* _Dataset records_
# # # # # # #
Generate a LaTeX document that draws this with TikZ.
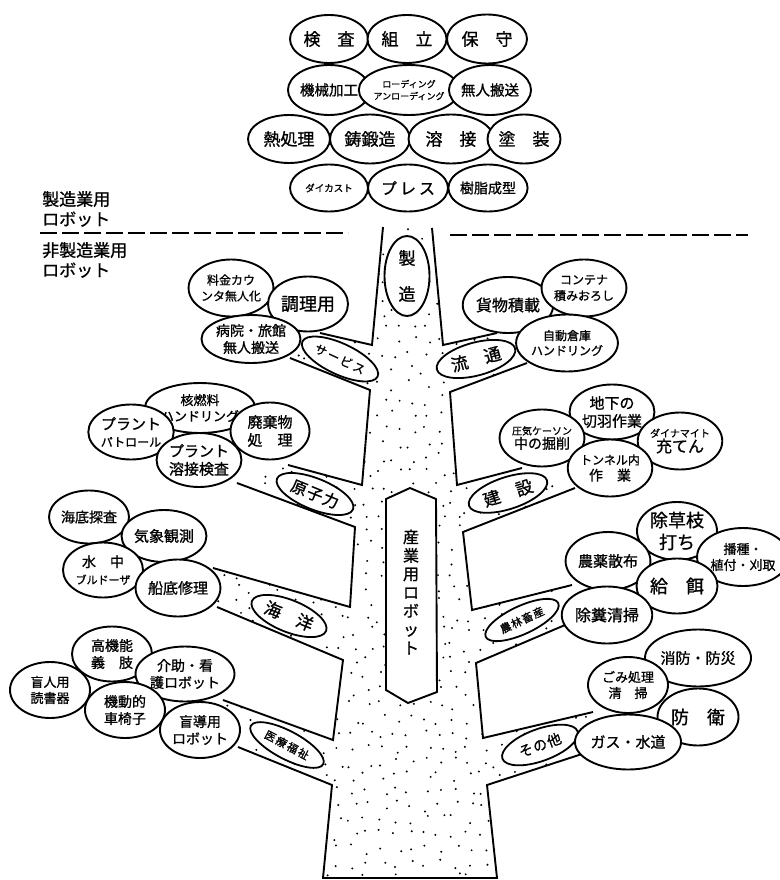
\documentclass[tikz,border=0pt]{standalone}
\usepackage{fontspec}
\setmainfont{Noto Sans CJK JP}[FakeBold=1]
\usetikzlibrary{shapes.geometric}
\newcommand\jfs[2]{\fontsize{#1pt}{#2pt}\selectfont}
\tikzset{
  leaf/.style={ellipse, draw, line width=1.9pt, fill=white, inner sep=0pt, align=center},
  twig/.style={ellipse, draw, line width=1.8pt, fill=white, inner sep=0pt, align=center},
  trunkline/.style={line width=1.9pt, line join=miter},
  sep/.style={line width=1.3pt, dash pattern=on 17pt off 5pt},
  caption/.style={anchor=west, inner sep=0pt, align=left}
}
\begin{document}
\begin{tikzpicture}[x=1pt, y=-1pt]
\useasboundingbox (0,0) rectangle (779,880);

% stippled trunk and branches
\begin{scope}
  \clip (383,227) -- (372,345) -- (320,333) -- (290,358) -- (370,390) -- (362,485)
    -- (288,465) -- (237,483) -- (355,527) -- (350,607) -- (213,568) -- (217,607)
    -- (343,660) -- (333,740) -- (223,700) -- (238,747) -- (332,785) -- (323,878)
    -- (497,878) -- (487,785) -- (585,753) -- (593,712) -- (483,738) -- (476,663)
    -- (565,625) -- (572,585) -- (472,610) -- (463,532) -- (575,488) -- (522,468)
    -- (457,485) -- (450,392) -- (527,363) -- (497,333) -- (443,345) -- (432,228) -- cycle;
  \pgfmathsetseed{4217}
  \foreach \gx in {0,...,27} {
    \foreach \gy in {0,...,45} {
      \pgfmathsetmacro\px{208+\gx*14.5+11*rnd-5.5}
      \pgfmathsetmacro\py{226+\gy*14.5+11*rnd-5.5}
      \fill (\px,\py) circle (1.1pt);
    }
  }
\end{scope}

% trunk outline
\draw[trunkline] (383,227) -- (372,345) -- (320,333);
\draw[trunkline] (290,358) -- (370,390) -- (362,485) -- (288,465);
\draw[trunkline] (237,483) -- (355,527) -- (350,607) -- (213,568);
\draw[trunkline] (217,607) -- (343,660) -- (333,740) -- (223,700);
\draw[trunkline] (238,747) -- (332,785) -- (323,878) -- (497,878) -- (487,785) -- (585,753);
\draw[trunkline] (593,712) -- (483,738) -- (476,663) -- (565,625);
\draw[trunkline] (572,585) -- (472,610) -- (463,532) -- (575,488);
\draw[trunkline] (522,468) -- (457,485) -- (450,392) -- (527,363);
\draw[trunkline] (497,333) -- (443,345) -- (432,228);

% separator between the two groups
\draw[sep] (40,233) -- (348,233);
\draw[sep] (450,235) -- (748,235);
\node[caption, font=\jfs{17}{20}] (mfg) at (42,209) {製造業用\\ロボット};
\node[caption, font=\jfs{17}{20}] (nonmfg) at (42,260) {非製造業用\\ロボット};

% manufacturing crown
\node[leaf, minimum width=78pt, minimum height=48pt, font=\jfs{17}{20}] (kensa) at (329,39) {検　査};
\node[leaf, minimum width=79pt, minimum height=48pt, font=\jfs{17}{20}] (kumitate) at (407,39) {組　立};
\node[leaf, minimum width=80pt, minimum height=49pt, font=\jfs{17}{20}] (hoshu) at (487,39) {保　守};
\node[leaf, minimum width=78pt, minimum height=50pt, font=\jfs{14.5}{17}] (kikai) at (329,90) {機械加工};
\node[leaf, minimum width=81pt, minimum height=50pt, font=\jfs{9}{12}] (loading) at (409,90) {ローディング\\アンローディング};
\node[leaf, minimum width=80pt, minimum height=50pt, font=\jfs{14.5}{17}] (hansou) at (490,90) {無人搬送};
\node[leaf, minimum width=82pt, minimum height=48pt, font=\jfs{17}{20}] (netsu) at (289,139) {熱処理};
\node[leaf, minimum width=80pt, minimum height=49pt, font=\jfs{17}{20}] (chutan) at (370,139) {鋳鍛造};
\node[leaf, minimum width=85pt, minimum height=49pt, font=\jfs{17}{20}] (yousetsu) at (451,139) {溶　接};
\node[leaf, minimum width=73pt, minimum height=49pt, font=\jfs{17}{20}] (tosou) at (524,139) {塗　装};
\node[leaf, minimum width=78pt, minimum height=47pt, font=\jfs{9.5}{12}] (diecast) at (329,188) {ダイカスト};
\node[leaf, minimum width=80pt, minimum height=47pt, font=\jfs{16}{18}] (press) at (408,188) {プ\hspace{3pt}レ\hspace{3pt}ス};
\node[leaf, minimum width=79pt, minimum height=47pt, font=\jfs{14}{17}] (jushi) at (488,188) {樹脂成型};

% central labels on the trunk
\node[leaf, minimum width=45pt, minimum height=80pt, font=\jfs{17}{36}] (seizou) at (407,276) {製\\造};
\draw[line width=1.9pt, fill=white] (410,488) -- (436,499) -- (437,692) -- (408,703) -- (386,690) -- (386,499) -- cycle;
\node[align=center, inner sep=0pt, font=\jfs{16}{18.5}] (sangyou) at (411,592) {産\\業\\用\\ロ\\ボ\\ッ\\ト};

% branch labels
\node[twig, rotate=-25, minimum width=83pt, minimum height=31pt, font=\jfs{12}{14}] (service) at (340,359) {サ\hspace{2pt}ー\hspace{2pt}ビ\hspace{2pt}ス};
\node[twig, rotate=15, minimum width=81pt, minimum height=33pt, font=\jfs{17}{20}] (ryutsu) at (476,359) {流　通};
\node[twig, rotate=-22, minimum width=82pt, minimum height=31pt, font=\jfs{16}{18}] (genshi) at (315,494) {原\hspace{1pt}子\hspace{1pt}力};
\node[twig, rotate=18, minimum width=82pt, minimum height=32pt, font=\jfs{17}{20}] (kensetsu) at (508,493) {建　設};
\node[twig, rotate=-22, minimum width=80pt, minimum height=32pt, font=\jfs{17}{20}] (kaiyou) at (289,616) {海　洋};
\node[twig, rotate=25, minimum width=80pt, minimum height=28pt, font=\jfs{11}{13}] (nourin) at (522,620) {農\hspace{1pt}林\hspace{1pt}畜\hspace{1pt}産};
\node[twig, rotate=-28, minimum width=82pt, minimum height=28pt, font=\jfs{11}{13}] (iryou) at (287,745) {医\hspace{1.5pt}療\hspace{1.5pt}福\hspace{1.5pt}祉};
\node[twig, rotate=20, minimum width=80pt, minimum height=32pt, font=\jfs{14}{16}] (sonota) at (540,745) {そ\hspace{1pt}の\hspace{1pt}他};

% service
\node[leaf, minimum width=79pt, minimum height=57pt, font=\jfs{12}{16}] (ryoukin) at (231,288) {料金カウ\\ンタ無人化};
\node[leaf, minimum width=80pt, minimum height=55pt, font=\jfs{18}{20}] (chouri) at (308,304) {調理用};
\node[leaf, minimum width=78pt, minimum height=48pt, font=\jfs{14}{17}] (byouin) at (251,339) {病院・旅館\\無人搬送};
% distribution
\node[leaf, minimum width=80pt, minimum height=56pt, font=\jfs{16}{18}] (kamotsu) at (508,305) {貨物積載};
\node[leaf, minimum width=81pt, minimum height=57pt, font=\jfs{12}{16}] (container) at (584,288) {コンテナ\\積みおろし};
\node[leaf, minimum width=80pt, minimum height=57pt, font=\jfs{12}{15}] (soko) at (567,343) {自動倉庫\\ハンドリング};
% nuclear
\node[leaf, minimum width=80pt, minimum height=50pt, font=\jfs{13}{16}] (kaku) at (200,408) {核燃料\\ハンドリング};
\node[leaf, minimum width=78pt, minimum height=55pt, font=\jfs{15}{17}] (patrol) at (131,432) {プラント\\{\jfs{12}{15}パトロール}};
\node[leaf, minimum width=79pt, minimum height=57pt, font=\jfs{15}{18}] (haiki) at (270,431) {廃棄物\\処　理};
\node[leaf, minimum width=78pt, minimum height=54pt, font=\jfs{15}{18}] (youkensa) at (199,460) {プラント\\溶接検査};
% construction
\node[leaf, minimum width=80pt, minimum height=55pt, font=\jfs{15}{18}] (chika) at (612,412) {地下の\\切羽作業};
\node[leaf, minimum width=80pt, minimum height=57pt, font=\jfs{10}{14}] (caisson) at (542,438) {圧気ケーソン\\{\jfs{14}{16}中の掘削}};
\node[leaf, minimum width=79pt, minimum height=57pt, font=\jfs{10}{14}] (dyna) at (680,441) {ダイナマイト\\{\jfs{16}{18}充てん}};
\node[leaf, minimum width=81pt, minimum height=57pt, font=\jfs{12}{16}] (tunnel) at (610,468) {トンネル内\\{\jfs{14}{17}作　業}};
% ocean
\node[leaf, minimum width=80pt, minimum height=53pt, font=\jfs{14}{17}] (kaitei) at (89,517) {海底探査};
\node[leaf, minimum width=81pt, minimum height=52pt, font=\jfs{15}{18}] (kishou) at (164,536) {気象観測};
\node[leaf, minimum width=80pt, minimum height=55pt, font=\jfs{14}{17}] (suichu) at (103,570) {水　中\\{\jfs{11}{14}ブルドーザ}};
\node[leaf, minimum width=80pt, minimum height=57pt, font=\jfs{15}{18}] (sentei) at (178,588) {船底修理};
% agriculture
\node[leaf, minimum width=80pt, minimum height=58pt, font=\jfs{18}{22}] (josou) at (677,531) {除草枝\\打ち};
\node[leaf, minimum width=80pt, minimum height=58pt, font=\jfs{15}{18}] (nouyaku) at (608,561) {農薬散布};
\node[leaf, minimum width=75pt, minimum height=58pt, font=\jfs{13}{16}] (hashu) at (743,557) {播種・\\植付・刈取};
\node[leaf, minimum width=81pt, minimum height=55pt, font=\jfs{18}{20}] (kyuji) at (677,586) {給　餌};
\node[leaf, minimum width=80pt, minimum height=57pt, font=\jfs{16}{18}] (jofun) at (607,615) {除糞清掃};
% medical and welfare
\node[leaf, minimum width=80pt, minimum height=55pt, font=\jfs{14}{17}] (koukinou) at (112,654) {高機能\\義　肢};
\node[leaf, minimum width=79pt, minimum height=55pt, font=\jfs{14}{17}] (kaijo) at (185,674) {介助・看\\護ロボット};
\node[leaf, minimum width=80pt, minimum height=56pt, font=\jfs{13}{16}] (mojin) at (50,690) {盲人用\\読書器};
\node[leaf, minimum width=80pt, minimum height=56pt, font=\jfs{14}{17}] (kidou) at (125,710) {機動的\\車椅子};
\node[leaf, minimum width=80pt, minimum height=56pt, font=\jfs{14}{17}] (moudou) at (200,730) {盲導用\\ロボット};
% others
\node[leaf, minimum width=80pt, minimum height=57pt, font=\jfs{15}{18}] (shoubou) at (698,658) {消防・防災};
\node[leaf, minimum width=80pt, minimum height=56pt, font=\jfs{13}{16}] (gomi) at (628,685) {ごみ処理\\清　掃};
\node[leaf, minimum width=81pt, minimum height=57pt, font=\jfs{18}{20}] (bouei) at (698,717) {防　衛};
\node[leaf, minimum width=80pt, minimum height=55pt, font=\jfs{15}{18}] (gas) at (628,742) {ガス・水道};
\end{tikzpicture}
\end{document}
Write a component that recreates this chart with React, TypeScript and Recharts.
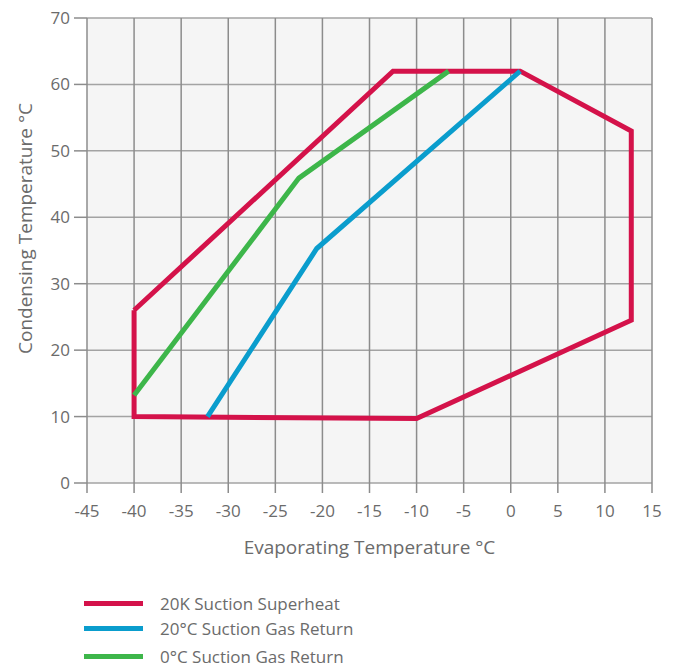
import React from 'react';
import { LineChart, Line, XAxis, YAxis, CartesianGrid, Label } from 'recharts';

const xTicks = [-45, -40, -35, -30, -25, -20, -15, -10, -5, 0, 5, 10, 15];
const yTicks = [0, 10, 20, 30, 40, 50, 60, 70];

const superheatX = [-40, -12.5, 1, 12.8, 12.8, -10, -40, -40];
const superheatY = [26, 62, 62, 53, 24.5, 9.7, 10, 26];

const gas20X = [-32.2, -20.6, 1];
const gas20Y = [10, 35.3, 62];

const gas0X = [-40, -22.5, -6.6];
const gas0Y = [13.2, 45.9, 62];

const seriesNames = ['20K Suction Superheat', '20°C Suction Gas Return', '0°C Suction Gas Return'];
const seriesColors = ['#d4124a', '#0a9dcd', '#3db64a'];

const zip = (xs: number[], ys: number[]) => xs.map((x, i) => ({ x, y: ys[i] }));

const series = [
  { name: seriesNames[0], color: seriesColors[0], data: zip(superheatX, superheatY) },
  { name: seriesNames[1], color: seriesColors[1], data: zip(gas20X, gas20Y) },
  { name: seriesNames[2], color: seriesColors[2], data: zip(gas0X, gas0Y) },
];

const FONT = '"Open Sans", "Noto Sans", sans-serif';
const TEXT = '#6b6b6b';

const legendTops = [603, 628, 656];

export default function App() {
  return (
    <div style={{ position: 'relative', width: 682, height: 668, fontFamily: FONT }}>
      <style>{'body{margin:0}'}</style>
      <LineChart
        width={682}
        height={588}
        margin={{ top: 18, right: 30, left: 37, bottom: 25 }}
      >
        <CartesianGrid fill="#f5f5f5" stroke="#a3a3a3" vertical={false} strokeWidth={1.5} />
        <CartesianGrid stroke="#8c8c8c" horizontal={false} strokeWidth={1.5} fillOpacity={0} />
        <XAxis
          type="number"
          dataKey="x"
          domain={[-45, 15]}
          ticks={xTicks}
          interval={0}
          allowDataOverflow
          axisLine={false}
          tickLine={{ stroke: '#8c8c8c', strokeWidth: 1.5 }}
          tickSize={10}
          tickMargin={12}
          height={80}
          tick={{ fill: TEXT, fontSize: 17, fontFamily: FONT }}
        >
          <Label
            value="Evaporating Temperature °C"
            position="insideBottom"
            offset={9}
            style={{ fill: TEXT, fontSize: 19, fontFamily: FONT }}
          />
        </XAxis>
        <YAxis
          type="number"
          dataKey="y"
          domain={[0, 70]}
          ticks={yTicks}
          interval={0}
          axisLine={false}
          tickLine={{ stroke: '#8c8c8c', strokeWidth: 1.5 }}
          tickSize={13}
          tickMargin={4}
          width={50}
          tick={{ fill: TEXT, fontSize: 17, fontFamily: FONT }}
        >
          <Label
            value="Condensing Temperature °C"
            position="center"
            angle={-90}
            dx={-37}
            dy={-22}
            style={{ fill: TEXT, fontSize: 19, fontFamily: FONT, textAnchor: 'middle' }}
          />
        </YAxis>
        {series.map((s) => (
          <Line
            key={s.name}
            data={s.data}
            dataKey="y"
            name={s.name}
            stroke={s.color}
            strokeWidth={5}
            dot={false}
            activeDot={false}
            isAnimationActive={false}
            strokeLinejoin="miter"
          />
        ))}
      </LineChart>
      {series.map((s, i) => (
        <div
          key={s.name}
          style={{
            position: 'absolute',
            left: 84,
            top: legendTops[i] - 12,
            height: 24,
            display: 'flex',
            alignItems: 'center',
            fontSize: 17,
            color: TEXT,
            whiteSpace: 'nowrap',
          }}
        >
          <span style={{ display: 'inline-block', width: 59, height: 5, background: s.color, marginRight: 17 }} />
          <span>{s.name}</span>
        </div>
      ))}
    </div>
  );
}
# # # # # # #
* _Exercise directions_
Which lines contain "with"? Copy each of them out.

* _Reply to the task_
Generate a LaTeX document that draws this with TikZ.
Write a component that recreates this chart with React, TypeScript and Recharts.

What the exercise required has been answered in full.